Agreement and implementation of Minute 319 Binational Cooperative Measures in the Colorado River Basin
Mario Lopez Perez
National Water Commission
Northern America
The Colorado River has 2,334 km length and a basin of 637, 137 km2 and is shared by seven states in the United States of America and two in Mexico. It supplies water to a population of 30 million inhabitants that, according to projections, will reach 38 million in 2020. Ten reservoirs control the flow regime, though none of them lie in Mexico; only one is international. About 1.5 million hectares are irrigated in USA and 170,000 hectares in México. After irrigation, evaporation is the second largest water consumer.
Over the last 100 years, the total percentage of surface affected by extreme climate droughts in the US has been on average 14% annually, with a maximum of 65% in 1934. It is widely documented that the allocation took place during a wetter period (between 1905 and 1925) in a time frame of 400 years. Mexico and United States signed Minute 319 as a measure of climate change adaptation. It includes, among others, shortage and surplus allocation rules, Intentionally Created Mexican Allocation (ICMA), Mexican water stored in US reservoirs, environmental and binational water projects. The Minute is valid through to 2017 but sets bases for future water project development. It is important to mention that for the first time, the United States is collaborating to restore the riparian area of the Colorado River below the border as well as the Delta.
  • sustainable
  • environmentally sound
  • technically applicable
  • replicable and adaptable
With the implementation of Minute 319, both governments will manage the basin in an integrated manner, in order to reduce the impacts of a severe period of drought and climate change. One of the more important aspects of the Minute is the recognition, for the first time, by the US of the need to restore riparian areas of Colorado River and conserve the Delta, as well as the formal and sound participation of NGO´s. The opportunity to store water for Mexico in US reservoirs is another highlighted aspect. Water storage will help to compensate the missing volume in case of shortage as well as reduce the possibility to reach that condition. As a cooperative measure to address the growing water demand and potential low elevation reservoirs conditions in the basin in the future, a program of Intentionally Created Mexican Allocation (ICMA) is established. Mexico will be able to create ICMA by deciding to defer delivery of water volumes through adjustments to its annual delivery schedules resulting from water conservation projects or store water from other Colorado river sources developed in binational projects.
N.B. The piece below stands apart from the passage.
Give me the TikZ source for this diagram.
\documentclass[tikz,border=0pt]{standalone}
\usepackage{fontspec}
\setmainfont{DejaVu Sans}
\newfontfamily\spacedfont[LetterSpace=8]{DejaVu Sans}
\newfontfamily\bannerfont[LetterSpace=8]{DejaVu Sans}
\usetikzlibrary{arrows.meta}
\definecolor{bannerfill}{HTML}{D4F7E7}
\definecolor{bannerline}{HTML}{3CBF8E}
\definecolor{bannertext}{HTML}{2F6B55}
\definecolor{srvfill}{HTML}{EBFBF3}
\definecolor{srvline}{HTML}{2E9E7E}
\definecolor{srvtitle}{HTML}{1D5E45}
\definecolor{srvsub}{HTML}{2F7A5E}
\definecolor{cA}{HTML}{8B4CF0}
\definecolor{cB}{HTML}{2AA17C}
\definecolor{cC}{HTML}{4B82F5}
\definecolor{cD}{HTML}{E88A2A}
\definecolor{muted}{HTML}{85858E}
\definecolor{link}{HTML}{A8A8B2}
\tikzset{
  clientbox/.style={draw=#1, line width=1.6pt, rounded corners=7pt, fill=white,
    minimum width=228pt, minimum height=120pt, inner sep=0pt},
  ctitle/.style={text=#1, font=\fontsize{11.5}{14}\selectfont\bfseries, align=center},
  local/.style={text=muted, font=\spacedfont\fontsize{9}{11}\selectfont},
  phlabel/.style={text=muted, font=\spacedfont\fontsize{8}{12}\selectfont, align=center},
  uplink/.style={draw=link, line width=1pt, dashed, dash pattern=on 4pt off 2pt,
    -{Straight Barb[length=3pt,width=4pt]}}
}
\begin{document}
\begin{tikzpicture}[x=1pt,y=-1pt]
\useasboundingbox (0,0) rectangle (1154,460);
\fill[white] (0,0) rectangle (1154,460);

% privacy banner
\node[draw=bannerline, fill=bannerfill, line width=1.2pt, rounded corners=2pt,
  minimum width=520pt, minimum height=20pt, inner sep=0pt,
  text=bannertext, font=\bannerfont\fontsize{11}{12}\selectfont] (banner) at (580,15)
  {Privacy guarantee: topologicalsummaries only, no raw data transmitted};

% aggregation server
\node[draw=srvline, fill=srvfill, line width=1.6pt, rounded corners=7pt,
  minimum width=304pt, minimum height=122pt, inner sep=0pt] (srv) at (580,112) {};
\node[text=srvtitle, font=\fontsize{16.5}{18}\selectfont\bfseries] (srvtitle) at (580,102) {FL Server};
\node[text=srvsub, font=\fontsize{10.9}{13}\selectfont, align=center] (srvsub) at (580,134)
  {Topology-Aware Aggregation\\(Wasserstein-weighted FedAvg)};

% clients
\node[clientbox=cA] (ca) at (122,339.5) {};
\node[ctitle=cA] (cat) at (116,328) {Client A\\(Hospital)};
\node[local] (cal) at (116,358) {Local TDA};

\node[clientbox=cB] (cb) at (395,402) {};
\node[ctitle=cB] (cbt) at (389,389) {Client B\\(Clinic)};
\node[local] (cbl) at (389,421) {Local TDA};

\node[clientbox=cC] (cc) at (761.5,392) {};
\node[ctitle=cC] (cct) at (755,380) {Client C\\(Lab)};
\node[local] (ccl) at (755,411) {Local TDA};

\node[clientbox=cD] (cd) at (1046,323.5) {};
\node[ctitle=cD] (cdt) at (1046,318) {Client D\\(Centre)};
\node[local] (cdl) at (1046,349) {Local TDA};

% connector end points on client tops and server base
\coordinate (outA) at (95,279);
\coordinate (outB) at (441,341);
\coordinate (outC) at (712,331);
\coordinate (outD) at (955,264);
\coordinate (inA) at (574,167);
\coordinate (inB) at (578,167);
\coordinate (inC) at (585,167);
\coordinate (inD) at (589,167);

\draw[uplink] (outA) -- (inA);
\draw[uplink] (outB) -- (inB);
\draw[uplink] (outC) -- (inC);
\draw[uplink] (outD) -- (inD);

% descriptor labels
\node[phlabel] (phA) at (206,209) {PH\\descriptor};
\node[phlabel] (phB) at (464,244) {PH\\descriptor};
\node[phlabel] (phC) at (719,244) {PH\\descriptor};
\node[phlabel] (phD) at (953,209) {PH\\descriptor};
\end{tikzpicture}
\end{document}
In addition, the opportunity to obtain mutual benefits by undertaking construction of binational projects with joint investment would allow for water conservation or the generation of new sources to address the growing water demands in the basin and potential shortage conditions in the future. New ways to face the climate change impacts with no modification to the 1944 Water Treaty (regarding water property, annual water allocation regulation and defining extraordinary drought definition) through stakeholders and NGO´s cooperation is the binational selected and accepted approach.
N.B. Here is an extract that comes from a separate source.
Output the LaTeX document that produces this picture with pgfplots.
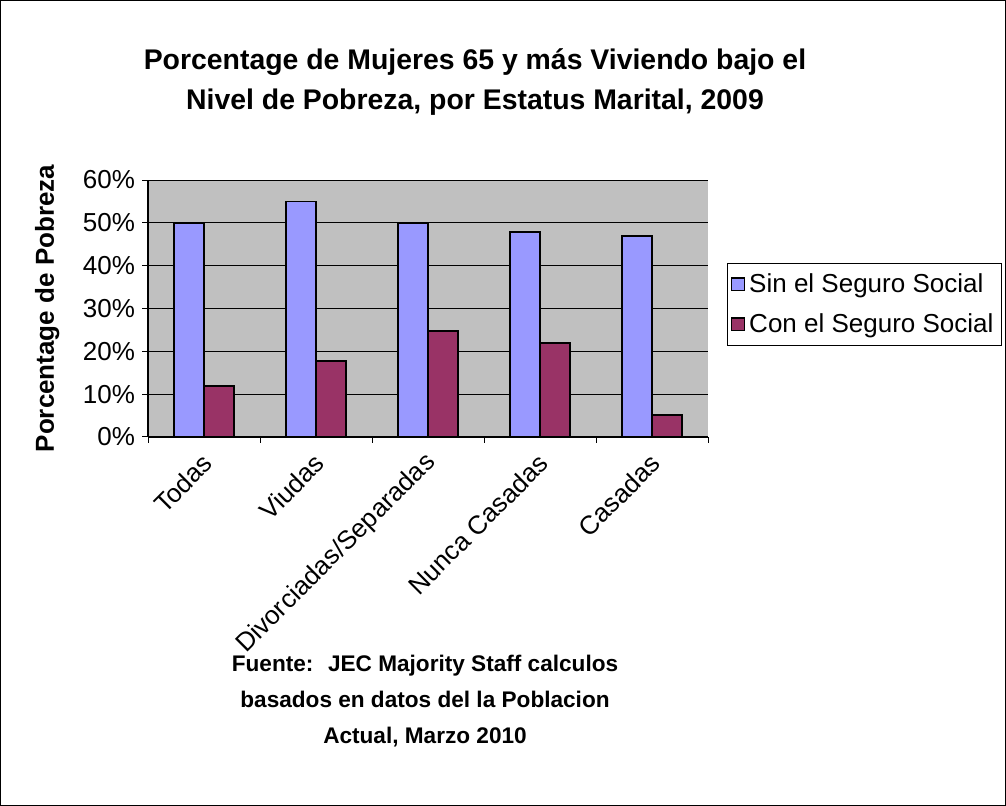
\documentclass[border=0pt]{standalone}
\usepackage{fontspec}
\setmainfont{Liberation Sans}
\usepackage{pgfplots}
\pgfplotsset{compat=1.18}
\definecolor{exblue}{HTML}{9999FF}
\definecolor{exred}{HTML}{993366}
\definecolor{exgray}{HTML}{C0C0C0}
\begin{document}
\begin{tikzpicture}
\draw[line width=0.7pt] (0.35pt,-0.35pt) rectangle (502.65pt,-402.65pt);
\node[font=\bfseries\fontsize{14.2}{20}\selectfont, align=center] at (237.5pt,-41pt) {Porcentage de Mujeres 65 y más Viviendo bajo el\\Nivel de Pobreza, por Estatus Marital, 2009};
\node[font=\bfseries\fontsize{11.3}{18}\selectfont, align=center] at (212.5pt,-350.5pt) {Fuente:~ JEC Majority Staff calculos\\basados en datos del la Poblacion\\Actual, Marzo 2010};
\begin{axis}[
  at={(74pt,-218.5pt)}, anchor=south west,
  scale only axis, width=280pt, height=128.5pt,
  ymin=0, ymax=60, xmin=-0.5, xmax=4.5,
  ybar=0pt, bar width=15pt,
  axis x line*=bottom, axis y line*=left,
  axis line style={-, line width=0.6pt},
  axis background/.style={fill=exgray},
  ymajorgrids, grid style={black, line width=0.5pt},
  ytick={0,10,...,60},
  yticklabel={\pgfmathprintnumber{\tick}\%},
  /pgf/number format/assume math mode=true,
  yticklabel style={font=\fontsize{13}{15}\selectfont},
  xtick={-0.5,0.5,1.5,2.5,3.5,4.5},
  xticklabels={},
  extra x ticks={0,1,2,3,4},
  extra x tick labels={Todas,Viudas,Divorciadas/Separadas,Nunca Casadas,Casadas},
  extra x tick style={major tick length=0pt},
  tick align=outside,
  major tick length=3pt,
  tick style={black, line width=0.5pt},
  xticklabel style={font=\fontsize{13}{15}\selectfont, rotate=45, anchor=east, yshift=-9pt, xshift=-3pt},
  ylabel={Porcentage de Pobreza},
  ylabel style={font=\bfseries\fontsize{13}{15}\selectfont, at={(axis description cs:-0.18,0.5)}, anchor=center},
  legend style={at={(axis description cs:1.525,0.516)}, anchor=east, draw=black, line width=0.5pt,
    font=\fontsize{13}{15}\selectfont, legend cell align=left, row sep=5pt,
    inner xsep=2pt, inner ysep=3pt},
  legend image code/.code={\draw[#1, draw=black, line width=0.6pt] (0.5pt,-3.2pt) rectangle (6.9pt,3.2pt);},
]
\addplot[fill=exblue, draw=black, line width=0.9pt] coordinates {(0,50) (1,55) (2,50) (3,47.8) (4,46.9)};
\addplot[fill=exred, draw=black, line width=0.9pt] coordinates {(0,12) (1,17.7) (2,24.7) (3,22) (4,5.1)};
\legend{Sin el Seguro Social, Con el Seguro Social}
\end{axis}
\pgfresetboundingbox
\useasboundingbox (0pt,0pt) rectangle (503pt,-403pt);
\end{tikzpicture}
\end{document}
  • legal and institutional aspects
  • climate change adaptation and mitigation
  • involvement of non-state stakeholders
  • water quality
  • cooperation over transboundary ecosystems and freshwater protected areas
  • monitoring and assessment
  • exchange of data
The Governments of Mexico and the US have been characterized by: - The desire of both nations to apply the basin integrated water management approach as the guide for facing climate change challenges; - Prioritized issues of common interest as the driver for collaboration and cooperation; - The willingness to promote new mechanisms for dialogue and agreements leading to the strengthening their relations of friendship and mutual productive action within the established legal framework; - The great capacity for developing joint projects in a basin wide framework; - The willingness to cooperate to improve environmental quality and optimize the quality of life of people in the border region shared by both countries.